Requirements
Using the listing below, please print exactly the lines from the one with "Output the Python" through the one with "70, 80, 90]". Leave out every picture.

Data supplied
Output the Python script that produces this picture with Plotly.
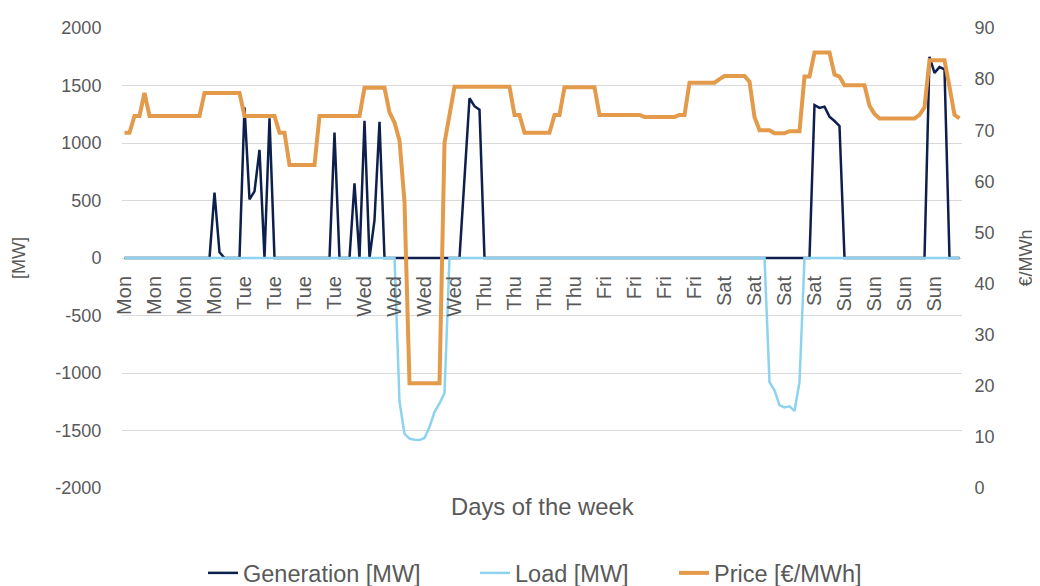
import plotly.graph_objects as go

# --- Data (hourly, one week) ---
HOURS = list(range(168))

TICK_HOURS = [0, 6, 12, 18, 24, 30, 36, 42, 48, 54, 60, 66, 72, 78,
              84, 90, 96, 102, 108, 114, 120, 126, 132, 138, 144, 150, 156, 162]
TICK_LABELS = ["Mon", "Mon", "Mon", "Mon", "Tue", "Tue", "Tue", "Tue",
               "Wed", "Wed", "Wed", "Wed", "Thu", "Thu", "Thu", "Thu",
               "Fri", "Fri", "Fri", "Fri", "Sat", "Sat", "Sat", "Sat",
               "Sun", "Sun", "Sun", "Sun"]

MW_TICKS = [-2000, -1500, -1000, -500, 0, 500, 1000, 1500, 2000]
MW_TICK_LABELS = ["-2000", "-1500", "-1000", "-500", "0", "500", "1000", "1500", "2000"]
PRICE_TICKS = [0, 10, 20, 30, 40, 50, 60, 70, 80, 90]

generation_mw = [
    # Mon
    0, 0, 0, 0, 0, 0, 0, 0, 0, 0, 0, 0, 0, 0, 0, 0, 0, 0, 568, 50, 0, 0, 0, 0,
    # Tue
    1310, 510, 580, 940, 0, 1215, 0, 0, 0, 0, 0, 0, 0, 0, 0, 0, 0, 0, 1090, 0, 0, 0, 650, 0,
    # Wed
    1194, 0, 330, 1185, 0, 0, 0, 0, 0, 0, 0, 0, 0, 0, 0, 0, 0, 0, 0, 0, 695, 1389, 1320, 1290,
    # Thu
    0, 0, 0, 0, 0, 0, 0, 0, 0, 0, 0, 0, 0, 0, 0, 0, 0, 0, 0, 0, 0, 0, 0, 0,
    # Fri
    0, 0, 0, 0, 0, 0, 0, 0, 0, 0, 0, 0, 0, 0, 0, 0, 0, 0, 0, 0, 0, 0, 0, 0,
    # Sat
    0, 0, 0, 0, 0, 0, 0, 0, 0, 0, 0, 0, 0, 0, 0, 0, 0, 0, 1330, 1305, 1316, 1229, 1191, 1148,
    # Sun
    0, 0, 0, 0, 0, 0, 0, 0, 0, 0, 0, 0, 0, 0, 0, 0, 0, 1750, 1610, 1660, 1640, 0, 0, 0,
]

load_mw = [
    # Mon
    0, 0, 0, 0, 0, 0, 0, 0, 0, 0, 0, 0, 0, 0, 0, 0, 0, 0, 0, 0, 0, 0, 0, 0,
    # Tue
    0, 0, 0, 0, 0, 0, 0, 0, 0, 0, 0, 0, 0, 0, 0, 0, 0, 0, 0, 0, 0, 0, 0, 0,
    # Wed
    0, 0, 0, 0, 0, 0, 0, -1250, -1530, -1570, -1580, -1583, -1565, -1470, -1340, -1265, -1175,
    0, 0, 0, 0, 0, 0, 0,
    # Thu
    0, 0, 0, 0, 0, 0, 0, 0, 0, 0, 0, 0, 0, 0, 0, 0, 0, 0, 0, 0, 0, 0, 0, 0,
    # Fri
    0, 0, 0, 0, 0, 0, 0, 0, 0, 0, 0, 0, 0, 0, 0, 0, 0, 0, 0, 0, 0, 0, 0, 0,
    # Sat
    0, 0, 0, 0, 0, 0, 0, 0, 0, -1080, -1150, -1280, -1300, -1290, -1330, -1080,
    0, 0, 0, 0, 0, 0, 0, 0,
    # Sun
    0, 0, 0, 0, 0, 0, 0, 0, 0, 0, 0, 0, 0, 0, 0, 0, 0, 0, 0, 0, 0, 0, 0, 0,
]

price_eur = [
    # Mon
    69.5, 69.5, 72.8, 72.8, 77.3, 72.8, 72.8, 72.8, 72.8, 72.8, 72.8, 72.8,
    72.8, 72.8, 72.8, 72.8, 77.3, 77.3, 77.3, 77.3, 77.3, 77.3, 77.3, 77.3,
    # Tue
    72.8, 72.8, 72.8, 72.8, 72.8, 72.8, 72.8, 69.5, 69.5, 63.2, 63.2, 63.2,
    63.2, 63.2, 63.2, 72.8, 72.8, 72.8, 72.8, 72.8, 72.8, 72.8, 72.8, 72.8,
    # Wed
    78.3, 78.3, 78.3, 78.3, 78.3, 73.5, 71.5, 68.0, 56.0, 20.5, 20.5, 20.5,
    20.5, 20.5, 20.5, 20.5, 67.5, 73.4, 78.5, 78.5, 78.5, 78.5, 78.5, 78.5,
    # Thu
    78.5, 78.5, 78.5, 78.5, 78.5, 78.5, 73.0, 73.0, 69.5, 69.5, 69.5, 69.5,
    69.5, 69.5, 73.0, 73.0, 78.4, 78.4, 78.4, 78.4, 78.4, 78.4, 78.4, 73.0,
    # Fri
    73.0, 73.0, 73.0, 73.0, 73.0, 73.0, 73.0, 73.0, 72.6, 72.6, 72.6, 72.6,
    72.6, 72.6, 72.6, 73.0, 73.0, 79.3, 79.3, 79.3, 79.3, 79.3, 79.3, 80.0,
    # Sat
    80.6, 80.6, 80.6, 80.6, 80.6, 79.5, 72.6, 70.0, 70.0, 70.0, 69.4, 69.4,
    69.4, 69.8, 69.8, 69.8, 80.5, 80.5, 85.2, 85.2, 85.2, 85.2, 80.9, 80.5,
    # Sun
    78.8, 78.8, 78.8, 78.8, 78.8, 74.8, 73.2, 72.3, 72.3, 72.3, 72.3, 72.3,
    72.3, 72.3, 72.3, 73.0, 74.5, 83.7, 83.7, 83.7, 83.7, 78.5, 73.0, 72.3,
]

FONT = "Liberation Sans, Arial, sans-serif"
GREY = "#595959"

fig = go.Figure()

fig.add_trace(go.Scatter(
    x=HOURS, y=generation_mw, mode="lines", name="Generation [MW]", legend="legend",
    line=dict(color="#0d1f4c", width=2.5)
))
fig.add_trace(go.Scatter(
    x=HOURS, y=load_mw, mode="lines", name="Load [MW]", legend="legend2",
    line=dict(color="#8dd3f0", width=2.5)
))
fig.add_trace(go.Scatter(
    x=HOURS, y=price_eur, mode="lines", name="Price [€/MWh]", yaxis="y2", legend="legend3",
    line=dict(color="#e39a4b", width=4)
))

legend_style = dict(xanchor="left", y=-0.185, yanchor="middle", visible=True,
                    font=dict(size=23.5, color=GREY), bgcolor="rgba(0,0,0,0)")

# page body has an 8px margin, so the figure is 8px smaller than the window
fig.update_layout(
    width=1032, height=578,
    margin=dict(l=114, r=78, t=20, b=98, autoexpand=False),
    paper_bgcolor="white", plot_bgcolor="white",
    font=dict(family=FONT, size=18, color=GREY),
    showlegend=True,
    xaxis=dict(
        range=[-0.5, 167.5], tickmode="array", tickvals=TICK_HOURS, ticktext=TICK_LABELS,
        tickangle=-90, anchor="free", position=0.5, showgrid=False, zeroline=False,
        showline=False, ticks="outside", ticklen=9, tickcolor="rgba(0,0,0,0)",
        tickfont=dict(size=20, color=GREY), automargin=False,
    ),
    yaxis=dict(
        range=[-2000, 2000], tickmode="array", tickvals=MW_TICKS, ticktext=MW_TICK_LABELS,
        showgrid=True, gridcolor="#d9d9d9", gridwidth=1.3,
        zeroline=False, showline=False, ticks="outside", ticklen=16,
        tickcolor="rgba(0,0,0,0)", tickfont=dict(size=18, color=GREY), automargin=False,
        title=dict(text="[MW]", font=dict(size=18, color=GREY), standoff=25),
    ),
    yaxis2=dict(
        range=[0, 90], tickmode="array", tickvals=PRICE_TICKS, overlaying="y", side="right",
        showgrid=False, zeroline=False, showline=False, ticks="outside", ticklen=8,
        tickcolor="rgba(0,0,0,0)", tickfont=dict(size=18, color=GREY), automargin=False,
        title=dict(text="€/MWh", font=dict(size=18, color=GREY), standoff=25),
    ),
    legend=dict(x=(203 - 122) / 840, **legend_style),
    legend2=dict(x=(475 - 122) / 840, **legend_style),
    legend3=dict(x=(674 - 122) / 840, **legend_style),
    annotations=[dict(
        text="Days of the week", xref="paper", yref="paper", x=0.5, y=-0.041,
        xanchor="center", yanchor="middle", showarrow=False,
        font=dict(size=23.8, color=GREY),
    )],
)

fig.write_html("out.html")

...

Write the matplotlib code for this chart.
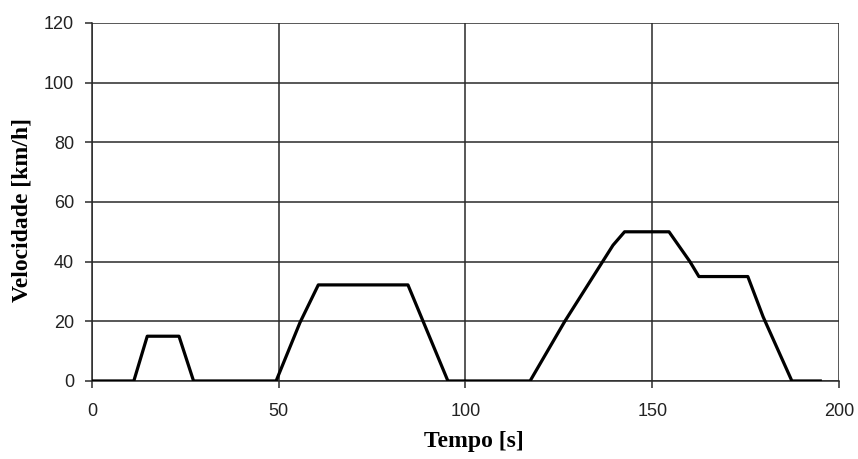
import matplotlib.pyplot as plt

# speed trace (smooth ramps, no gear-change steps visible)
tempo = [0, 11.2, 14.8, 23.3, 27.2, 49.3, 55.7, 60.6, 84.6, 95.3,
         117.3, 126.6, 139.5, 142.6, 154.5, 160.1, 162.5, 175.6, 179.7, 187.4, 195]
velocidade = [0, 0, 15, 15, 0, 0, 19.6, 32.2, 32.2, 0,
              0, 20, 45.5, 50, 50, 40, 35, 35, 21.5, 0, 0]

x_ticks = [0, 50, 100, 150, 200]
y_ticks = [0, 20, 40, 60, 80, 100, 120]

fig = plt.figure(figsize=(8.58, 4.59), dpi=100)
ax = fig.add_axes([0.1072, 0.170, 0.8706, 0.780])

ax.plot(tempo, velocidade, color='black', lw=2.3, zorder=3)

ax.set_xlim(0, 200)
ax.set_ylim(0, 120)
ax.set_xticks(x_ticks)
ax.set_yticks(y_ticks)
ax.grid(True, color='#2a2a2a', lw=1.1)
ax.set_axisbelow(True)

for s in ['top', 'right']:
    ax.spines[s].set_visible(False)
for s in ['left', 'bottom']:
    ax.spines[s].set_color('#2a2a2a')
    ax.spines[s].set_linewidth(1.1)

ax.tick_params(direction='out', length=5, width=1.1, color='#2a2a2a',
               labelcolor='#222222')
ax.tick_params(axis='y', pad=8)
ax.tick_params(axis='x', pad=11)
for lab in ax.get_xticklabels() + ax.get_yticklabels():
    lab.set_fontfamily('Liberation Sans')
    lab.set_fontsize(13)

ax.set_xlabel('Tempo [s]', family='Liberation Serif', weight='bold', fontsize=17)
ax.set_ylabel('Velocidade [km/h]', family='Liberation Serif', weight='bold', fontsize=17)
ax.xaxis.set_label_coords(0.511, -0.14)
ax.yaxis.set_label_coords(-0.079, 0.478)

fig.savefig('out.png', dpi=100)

Response
Output the Python script that produces this picture with Plotly.
import plotly.graph_objects as go

# --- Data (hourly, one week) ---
HOURS = list(range(168))

TICK_HOURS = [0, 6, 12, 18, 24, 30, 36, 42, 48, 54, 60, 66, 72, 78,
              84, 90, 96, 102, 108, 114, 120, 126, 132, 138, 144, 150, 156, 162]
TICK_LABELS = ["Mon", "Mon", "Mon", "Mon", "Tue", "Tue", "Tue", "Tue",
               "Wed", "Wed", "Wed", "Wed", "Thu", "Thu", "Thu", "Thu",
               "Fri", "Fri", "Fri", "Fri", "Sat", "Sat", "Sat", "Sat",
               "Sun", "Sun", "Sun", "Sun"]

MW_TICKS = [-2000, -1500, -1000, -500, 0, 500, 1000, 1500, 2000]
MW_TICK_LABELS = ["-2000", "-1500", "-1000", "-500", "0", "500", "1000", "1500", "2000"]
PRICE_TICKS = [0, 10, 20, 30, 40, 50, 60, 70, 80, 90]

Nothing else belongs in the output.